While attending a recent trade show, it became clear to me that much of the misunderstanding people have about what security analytics is (and is not) capable of is perpetuated by security vendors.
At the show, attendees were flooded with signage proclaiming fantastical feats of analytics and machine learning – promises of what each could do to help relieve customers of their security ills:
- User behavior analytics for 99.99 percent false positive reduction.
- User behavior analytics on authentication logs such as Active Directory (AD) and virtual private network (VPN) alone will automatically detect compromised users.
- Automatic, real-time threat detection using machine learning.
- SIEMs promised to aggregate disparate data sources and perform analytics on it and failed miserably. Therefore, the problem must be in looking at multiple data sources. We will focus on just network traffic, apply machine learning to it and detect breaches in real-time.
These claims are laughably incorrect, and even quite dangerous in selling a false bill of goods. Such proclamations lead to unrealistic expectations of what’s actually being delivered in a solution, setting up customers to fail in their security analytics initiatives.

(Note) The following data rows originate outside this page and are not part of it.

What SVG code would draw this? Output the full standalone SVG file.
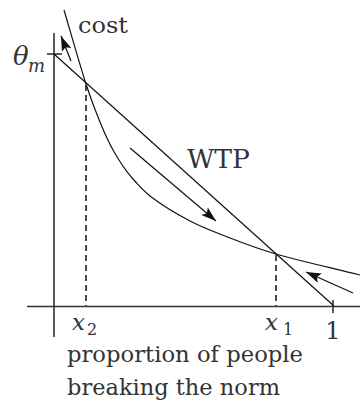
<svg xmlns="http://www.w3.org/2000/svg" width="360" height="402" viewBox="0 0 360 402">
<style>
.ax{stroke:#333;stroke-width:1.6;fill:none}
.ln{stroke:#111;stroke-width:1.2;fill:none}
.ds{stroke:#111;stroke-width:1.5;fill:none;stroke-dasharray:6,4}
.ar{stroke:#111;stroke-width:1.2;fill:none;marker-end:url(#ah)}
text{fill:#333;font-family:'DejaVu Serif','Liberation Serif',serif}
.i{font-style:italic}
</style>
<defs>
<marker id="ah" markerUnits="userSpaceOnUse" markerWidth="16" markerHeight="12" refX="15" refY="5" orient="auto">
<path d="M0,0 L15,5 L0,10 L3,5 z" fill="#111"/>
</marker>
</defs>
<rect width="360" height="402" fill="#fff"/>
<g id="axes">
<line class="ax" x1="54" y1="33" x2="54" y2="337"/>
<line class="ax" x1="27" y1="306.5" x2="360" y2="306.5"/>
<line class="ax" x1="47" y1="54" x2="62" y2="54"/>
<line class="ax" x1="333" y1="300" x2="333" y2="313"/>
</g>
<g id="curves">
<path id="cost-curve" class="ln" d="M64,10 C71.3,34.7 80,65.3 86,84 C92,102.7 95.5,111 100,122 C104.5,133 107.5,140.3 113,150 C118.5,159.7 125.8,171.2 133,179 C140.2,186.8 142.5,190.2 150,196 C159.5,203.3 177.5,214.5 190,221 C202.5,227.5 210.7,230.5 225,236 C239.3,241.5 253.5,247.5 276,254 C298.5,260.5 332,268 360,275"/>
<line id="wtp-line" class="ln" x1="54" y1="54" x2="334" y2="306"/>
</g>
<g id="connectors">
<line class="ds" x1="86" y1="85" x2="86" y2="306"/>
<line class="ds" x1="276" y1="255" x2="276" y2="306"/>
<line class="ar" x1="71" y1="61" x2="61" y2="36"/>
<line class="ar" x1="130" y1="148" x2="216" y2="221"/>
<line class="ar" x1="353" y1="293" x2="306" y2="272"/>
</g>
<g id="labels">
<text x="78" y="33" font-size="22" textLength="50" lengthAdjust="spacingAndGlyphs">cost</text>
<text x="187" y="168" font-size="26" textLength="63" lengthAdjust="spacingAndGlyphs">WTP</text>
<text class="i" x="13" y="65" font-size="26">θ</text>
<text class="i" x="28" y="72" font-size="18">m</text>
<text class="i" x="72" y="330" font-size="23">x</text>
<text x="87" y="335" font-size="16">2</text>
<text class="i" x="265" y="330" font-size="23">x</text>
<text x="283" y="335" font-size="16">1</text>
<text x="333" y="339" font-size="24" text-anchor="middle">1</text>
<text x="67" y="362" font-size="23" textLength="236" lengthAdjust="spacingAndGlyphs">proportion of people</text>
<text x="67" y="395" font-size="23" textLength="213" lengthAdjust="spacingAndGlyphs">breaking the norm</text>
</g>
</svg>
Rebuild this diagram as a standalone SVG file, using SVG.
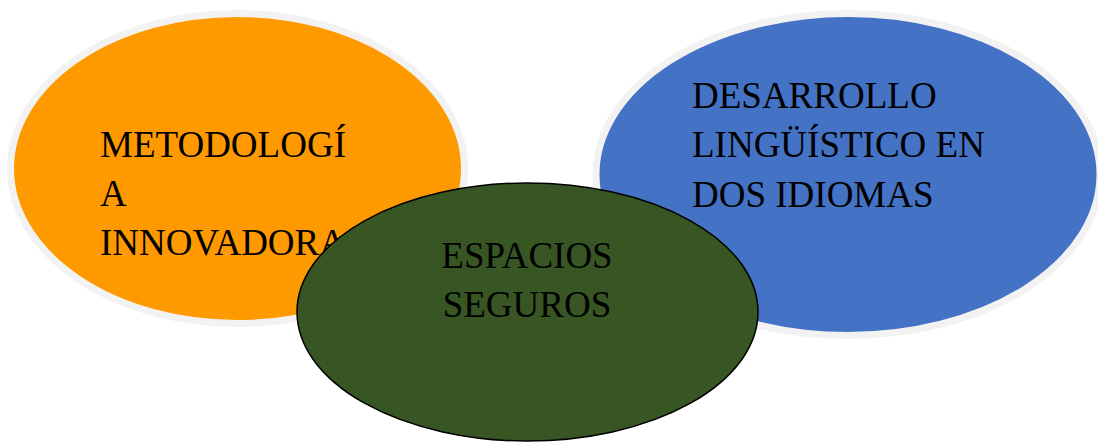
<svg xmlns="http://www.w3.org/2000/svg" width="1098" height="442" viewBox="0 0 1098 442">
<style>
.lbl{font-family:"Liberation Serif","Times New Roman",serif;font-size:37px;fill:#000}
.outer{stroke:#f2f2f2;stroke-width:7}
</style>
<rect width="1098" height="442" fill="#fff"/>
<g id="node-metodologia">
<ellipse class="outer" cx="237.5" cy="168.5" rx="227" ry="155" fill="#ff9900"/>
<text class="lbl" x="100" y="157">METODOLOGÍ</text>
<text class="lbl" x="100" y="206">A</text>
<text class="lbl" x="100" y="255">INNOVADORA</text>
</g>
<g id="node-desarrollo">
<ellipse class="outer" cx="848" cy="174.5" rx="252" ry="161" fill="#4472c4"/>
<text class="lbl" x="692" y="108">DESARROLLO</text>
<text class="lbl" x="692" y="157">LINGÜÍSTICO EN</text>
<text class="lbl" x="692" y="207">DOS IDIOMAS</text>
</g>
<g id="node-espacios">
<ellipse cx="527.5" cy="312" rx="230.5" ry="129" fill="#375623" stroke="#000" stroke-width="1.5"/>
<text class="lbl" x="527" y="268" text-anchor="middle">ESPACIOS</text>
<text class="lbl" x="527" y="317" text-anchor="middle">SEGUROS</text>
</g>
<g id="connectors"/>
</svg>
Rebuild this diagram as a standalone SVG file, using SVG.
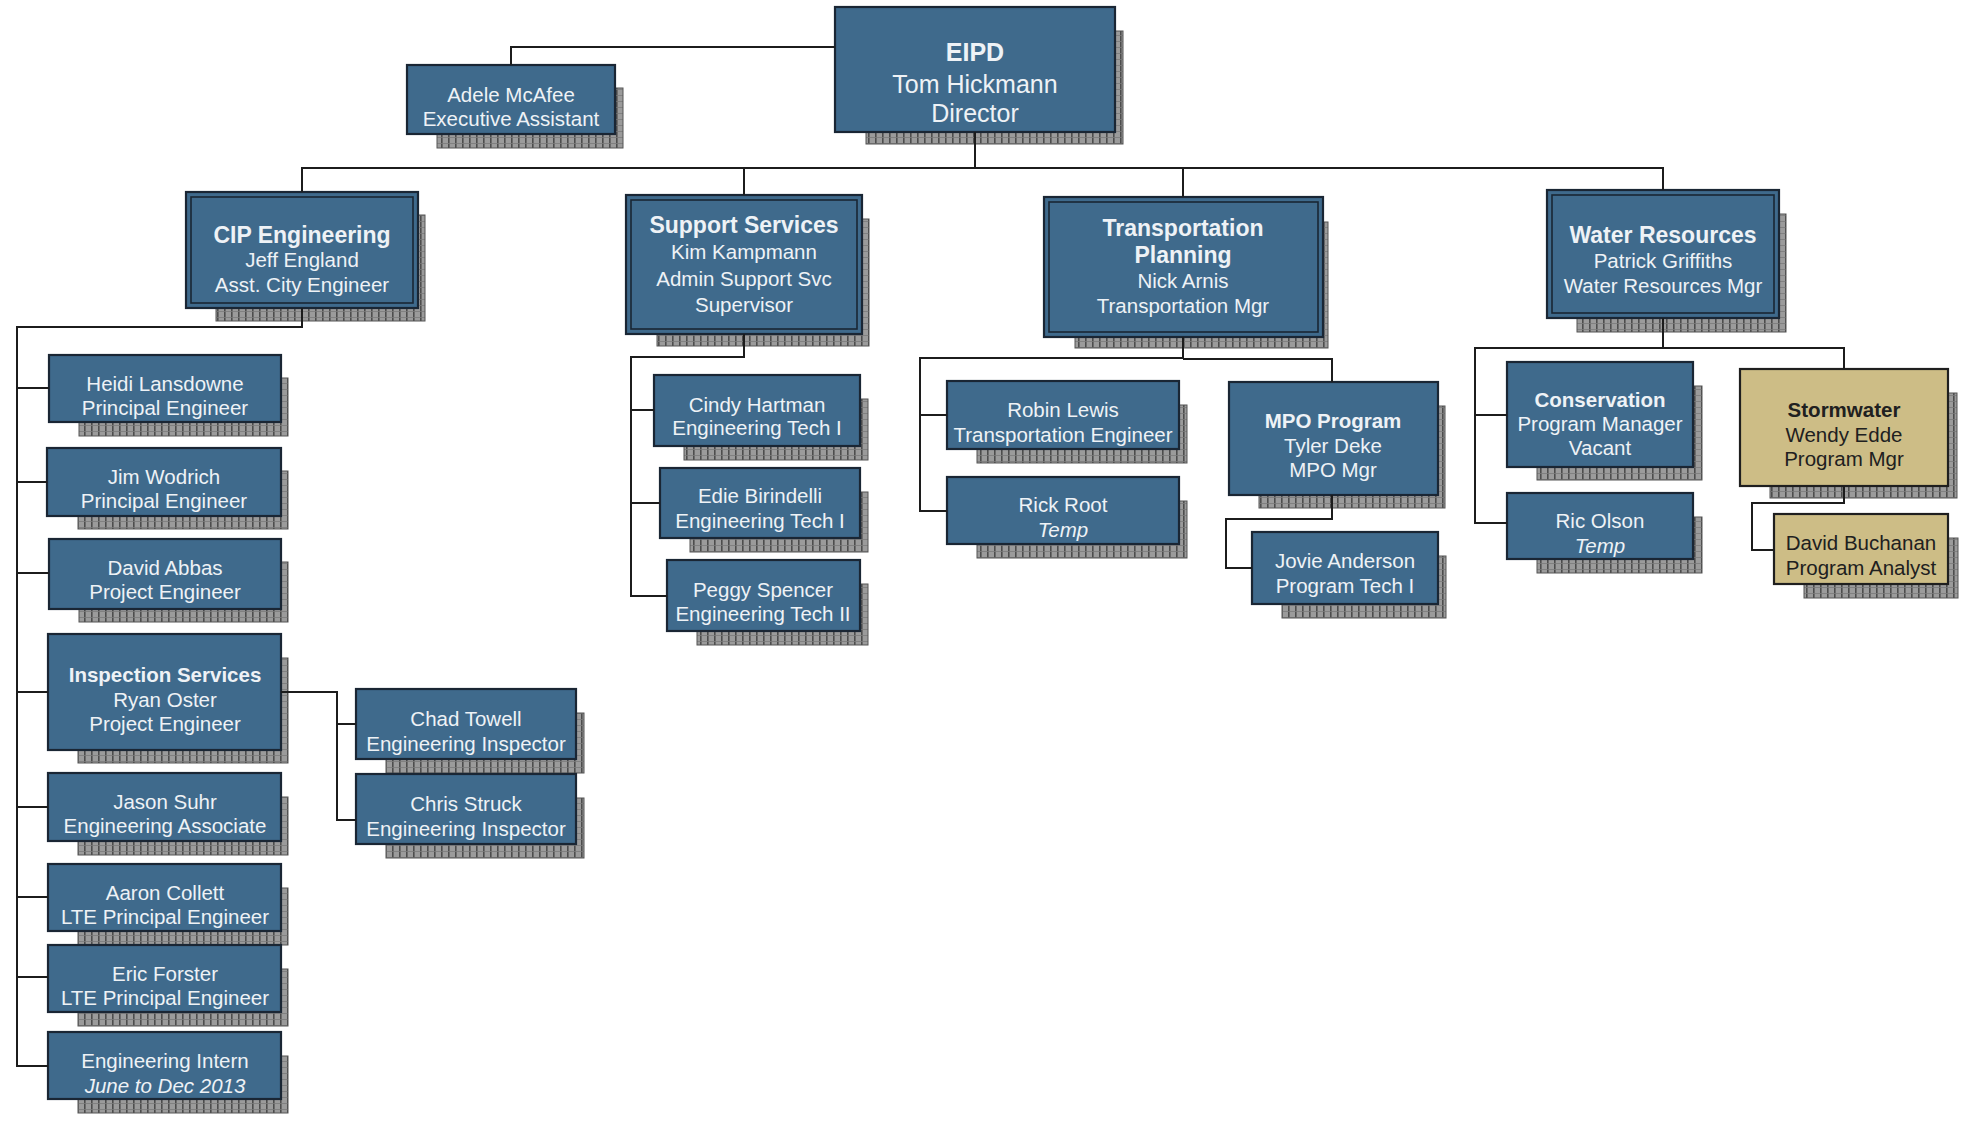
<svg xmlns="http://www.w3.org/2000/svg" width="1963" height="1121" viewBox="0 0 1963 1121">
<defs>
<pattern id="hatch" width="7" height="6" patternUnits="userSpaceOnUse">
<rect width="7" height="6" fill="#9b9b9b"/>
<rect x="0" y="0" width="1.6" height="6" fill="#4d4d4d"/>
<rect x="0" y="5.2" width="7" height="0.8" fill="#7a7a7a"/>
</pattern>
<style>
.sh{fill:url(#hatch);stroke:#555;stroke-width:1}
.box{fill:#3f6a8c;stroke:#1a2634;stroke-width:2.2}
.tan{fill:#cdbd86;stroke:#1f1f1f;stroke-width:2.2}
.inner{fill:none;stroke:#1a2634;stroke-width:1.6}
.t{font-family:"Liberation Sans",Arial,sans-serif;font-size:20.5px;fill:#eef2f6;text-anchor:middle}
.b{font-weight:bold}
.i{font-style:italic}
.dk{fill:#202020}
.conn{fill:none;stroke:#1c1c1c;stroke-width:2}
</style>
</defs>
<rect width="1963" height="1121" fill="#ffffff"/>

<g id="eipd">
<rect class="sh" x="866" y="31" width="257" height="113"/>
<rect class="box" x="835" y="7" width="280" height="125"/>
<text class="t b" x="975" y="61" style="font-size:25px">EIPD</text>
<text class="t" x="975" y="93" style="font-size:25px">Tom Hickmann</text>
<text class="t" x="975" y="122" style="font-size:25px">Director</text>
</g>

<g id="adele">
<rect class="sh" x="437" y="88" width="186" height="60"/>
<rect class="box" x="407" y="65" width="208" height="69"/>
<text class="t" x="511" y="102">Adele McAfee</text>
<text class="t" x="511" y="126">Executive Assistant</text>
</g>

<g id="cip">
<rect class="sh" x="216" y="215" width="209" height="106"/>
<rect class="box" x="186" y="192" width="232" height="116"/>
<rect class="inner" x="191" y="197" width="222" height="106"/>
<text class="t b" x="302" y="243" style="font-size:23px">CIP Engineering</text>
<text class="t" x="302" y="267">Jeff England</text>
<text class="t" x="302" y="292">Asst. City Engineer</text>
</g>

<g id="support">
<rect class="sh" x="657" y="219" width="212" height="127"/>
<rect class="box" x="626" y="195" width="236" height="139"/>
<rect class="inner" x="631" y="200" width="226" height="129"/>
<text class="t b" x="744" y="233" style="font-size:23px">Support Services</text>
<text class="t" x="744" y="259">Kim Kampmann</text>
<text class="t" x="744" y="286">Admin Support Svc</text>
<text class="t" x="744" y="312">Supervisor</text>
</g>

<g id="transportation">
<rect class="sh" x="1075" y="222" width="253" height="126"/>
<rect class="box" x="1044" y="197" width="279" height="140"/>
<rect class="inner" x="1049" y="202" width="269" height="130"/>
<text class="t b" x="1183" y="236" style="font-size:23px">Transportation</text>
<text class="t b" x="1183" y="263" style="font-size:23px">Planning</text>
<text class="t" x="1183" y="288">Nick Arnis</text>
<text class="t" x="1183" y="313">Transportation Mgr</text>
</g>

<g id="water">
<rect class="sh" x="1577" y="214" width="209" height="118"/>
<rect class="box" x="1547" y="190" width="232" height="128"/>
<rect class="inner" x="1552" y="195" width="222" height="118"/>
<text class="t b" x="1663" y="243" style="font-size:23px">Water Resources</text>
<text class="t" x="1663" y="268">Patrick Griffiths</text>
<text class="t" x="1663" y="293">Water Resources Mgr</text>
</g>

<g id="heidi">
<rect class="sh" x="79" y="378" width="209" height="58"/>
<rect class="box" x="49" y="355" width="232" height="67"/>
<text class="t" x="165" y="391">Heidi Lansdowne</text>
<text class="t" x="165" y="415">Principal Engineer</text>
</g>

<g id="jim">
<rect class="sh" x="78" y="471" width="210" height="58"/>
<rect class="box" x="47" y="448" width="234" height="68"/>
<text class="t" x="164" y="484">Jim Wodrich</text>
<text class="t" x="164" y="508">Principal Engineer</text>
</g>

<g id="david-abbas">
<rect class="sh" x="79" y="562" width="209" height="60"/>
<rect class="box" x="49" y="539" width="232" height="70"/>
<text class="t" x="165" y="575">David Abbas</text>
<text class="t" x="165" y="599">Project Engineer</text>
</g>

<g id="inspection">
<rect class="sh" x="78" y="658" width="210" height="105"/>
<rect class="box" x="48" y="634" width="233" height="116"/>
<text class="t b" x="165" y="682">Inspection Services</text>
<text class="t" x="165" y="707">Ryan Oster</text>
<text class="t" x="165" y="731">Project Engineer</text>
</g>

<g id="jason">
<rect class="sh" x="78" y="797" width="210" height="58"/>
<rect class="box" x="48" y="773" width="233" height="68"/>
<text class="t" x="165" y="809">Jason Suhr</text>
<text class="t" x="165" y="833">Engineering Associate</text>
</g>

<g id="aaron">
<rect class="sh" x="78" y="888" width="210" height="57"/>
<rect class="box" x="48" y="864" width="233" height="67"/>
<text class="t" x="165" y="900">Aaron Collett</text>
<text class="t" x="165" y="924">LTE Principal Engineer</text>
</g>

<g id="eric">
<rect class="sh" x="78" y="969" width="210" height="57"/>
<rect class="box" x="48" y="945" width="233" height="67"/>
<text class="t" x="165" y="981">Eric Forster</text>
<text class="t" x="165" y="1005">LTE Principal Engineer</text>
</g>

<g id="intern">
<rect class="sh" x="78" y="1056" width="210" height="57"/>
<rect class="box" x="48" y="1032" width="233" height="67"/>
<text class="t" x="165" y="1068">Engineering Intern</text>
<text class="t i" x="165" y="1093">June to Dec 2013</text>
</g>

<g id="chad">
<rect class="sh" x="386" y="713" width="198" height="60"/>
<rect class="box" x="356" y="689" width="220" height="70"/>
<text class="t" x="466" y="726">Chad Towell</text>
<text class="t" x="466" y="751">Engineering Inspector</text>
</g>

<g id="chris">
<rect class="sh" x="386" y="798" width="198" height="60"/>
<rect class="box" x="356" y="774" width="220" height="70"/>
<text class="t" x="466" y="811">Chris Struck</text>
<text class="t" x="466" y="836">Engineering Inspector</text>
</g>

<g id="cindy">
<rect class="sh" x="684" y="399" width="184" height="61"/>
<rect class="box" x="654" y="375" width="206" height="71"/>
<text class="t" x="757" y="412">Cindy Hartman</text>
<text class="t" x="757" y="435">Engineering Tech I</text>
</g>

<g id="edie">
<rect class="sh" x="690" y="492" width="178" height="60"/>
<rect class="box" x="660" y="468" width="200" height="70"/>
<text class="t" x="760" y="503">Edie Birindelli</text>
<text class="t" x="760" y="528">Engineering Tech I</text>
</g>

<g id="peggy">
<rect class="sh" x="697" y="584" width="171" height="61"/>
<rect class="box" x="667" y="560" width="193" height="71"/>
<text class="t" x="763" y="597">Peggy Spencer</text>
<text class="t" x="763" y="621">Engineering Tech II</text>
</g>

<g id="robin">
<rect class="sh" x="977" y="405" width="210" height="58"/>
<rect class="box" x="947" y="381" width="232" height="68"/>
<text class="t" x="1063" y="417">Robin Lewis</text>
<text class="t" x="1063" y="442">Transportation Engineer</text>
</g>

<g id="rick">
<rect class="sh" x="977" y="501" width="210" height="57"/>
<rect class="box" x="947" y="477" width="232" height="67"/>
<text class="t" x="1063" y="512">Rick Root</text>
<text class="t i" x="1063" y="537">Temp</text>
</g>

<g id="mpo">
<rect class="sh" x="1259" y="406" width="186" height="102"/>
<rect class="box" x="1229" y="382" width="209" height="113"/>
<text class="t b" x="1333" y="428">MPO Program</text>
<text class="t" x="1333" y="453">Tyler Deke</text>
<text class="t" x="1333" y="477">MPO Mgr</text>
</g>

<g id="jovie">
<rect class="sh" x="1282" y="556" width="164" height="62"/>
<rect class="box" x="1252" y="532" width="186" height="72"/>
<text class="t" x="1345" y="568">Jovie Anderson</text>
<text class="t" x="1345" y="593">Program Tech I</text>
</g>

<g id="conservation">
<rect class="sh" x="1537" y="386" width="165" height="94"/>
<rect class="box" x="1507" y="362" width="186" height="105"/>
<text class="t b" x="1600" y="407">Conservation</text>
<text class="t" x="1600" y="431">Program Manager</text>
<text class="t" x="1600" y="455">Vacant</text>
</g>

<g id="ric">
<rect class="sh" x="1537" y="517" width="165" height="56"/>
<rect class="box" x="1507" y="493" width="186" height="66"/>
<text class="t" x="1600" y="528">Ric Olson</text>
<text class="t i" x="1600" y="553">Temp</text>
</g>

<g id="stormwater">
<rect class="sh" x="1770" y="393" width="187" height="105"/>
<rect class="tan" x="1740" y="369" width="208" height="117"/>
<text class="t b dk" x="1844" y="417">Stormwater</text>
<text class="t dk" x="1844" y="442">Wendy Edde</text>
<text class="t dk" x="1844" y="466">Program Mgr</text>
</g>

<g id="david-buchanan">
<rect class="sh" x="1804" y="538" width="154" height="60"/>
<rect class="tan" x="1774" y="514" width="174" height="70"/>
<text class="t dk" x="1861" y="550">David Buchanan</text>
<text class="t dk" x="1861" y="575">Program Analyst</text>
</g>

<g id="connectors">
<path class="conn" d="M511,65 V47 H835"/>
<path class="conn" d="M975,132 V168"/>
<path class="conn" d="M302,192 V168 H1663 V190"/>
<path class="conn" d="M744,168 V195"/>
<path class="conn" d="M1183,168 V197"/>
<path class="conn" d="M302,308 V327 H17 V1066 H48"/>
<path class="conn" d="M17,388 H49 M17,482 H47 M17,573 H49 M17,692 H48 M17,807 H48 M17,897 H48 M17,977 H48"/>
<path class="conn" d="M281,692 H337 V820 H356 M337,724 H356"/>
<path class="conn" d="M744,334 V357 H631 V596 H667 M631,410 H654 M631,503 H660"/>
<path class="conn" d="M1183,337 V358 H920 V511 H947 M920,415 H947 M1183,359 H1332 V382"/>
<path class="conn" d="M1332,495 V519 H1226 V568 H1252"/>
<path class="conn" d="M1663,318 V348 H1475 V523 H1507 M1475,415 H1507 M1663,348 H1844 V369"/>
<path class="conn" d="M1844,486 V503 H1752 V550 H1774"/>
</g>
</svg>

To understand why, let’s first look at the world of analytics using a recent real-world attack. The table below walks through the attack, outlining several stages the attacker went through, the purpose of the stage and the analysis and data sources needed to gain insight into the specific attack stage.
Unfortunately for organizations, the multi-stage attack detailed below is increasingly the rule rather than the exception and multi-stage attacks are becoming the norm. To explain why so many breaches are happening, in spite of organizations heavily investing in cyber security technology, I’ve outlined four top line challenges with discovering threats.
Most signals are weak, and generating alerts as a result of these weak signals creates a deluge of alerts that Security Operations Center (SOC) and analysts cannot keep up with.
Real-time detection of multi-stage attacks using machine learning suggests that one can rely on machine learning to identify an ongoing breach by flagging variances for any single stage during this kill chain. However, if alerts are generated for every individual event, you could have thousands of alerts each day, many of which will be false positives.
This problem is called “underfitting”, which occurs when a statistical model or machine learning algorithm cannot capture the underlying trend of the data. It is often a result of an overly simple model, showing high bias and low variance. Your SOC or analysts would be chasing after ghosts through the deluge of alerts.
The alternative to the above is to build a complicated model that takes into account multiple stages by using machine learning to detect variances along the kill chain. This route only creates an alert if there is a combination of command and control activity followed by internal reconnaissance.
A more complicated model, it often lends itself to “overfitting” – meaning the model or algorithm fits the data too well. Overfitting often occurs when models are excessively complicated, showing low bias and high variance.
Variable data sources
To get a handle on what might have happened in the previous attack, as laid out in the table, would have required the victim’s behavior to be analyzed across four data sources – packets, flows, AD logs and Domain Name System (DNS) logs. To say that meaningful investigations can happen without the proper range of data sources needed for real visibility is simply not true.
Given these challenges, is an effective solution feasible for the discovery of advanced threats? The simple answer is yes. Analytics can play a pivotal role in shedding light on threats and attacks, and in mitigating the above pain points. But organizations must stop trying to automatically discover these attacks in real-time. Doing so means raising alerts for variances seen during every stage of the kill chain, thus compounding the alert white noise problem for analysts, rather than mitigating it.
Gaining insight requires complex tracking and analysis of multiple weak signals applied to diverse data sources and attributed to a specific user over weeks and months, just to comprehend what might have happened and who the compromised user might have been.
Security analytics is not just about discovering the most insidious threats, but also about using machine learning to assist analysts – whether that be in support of their incident investigations, alert prioritization or compromised user discovery needs.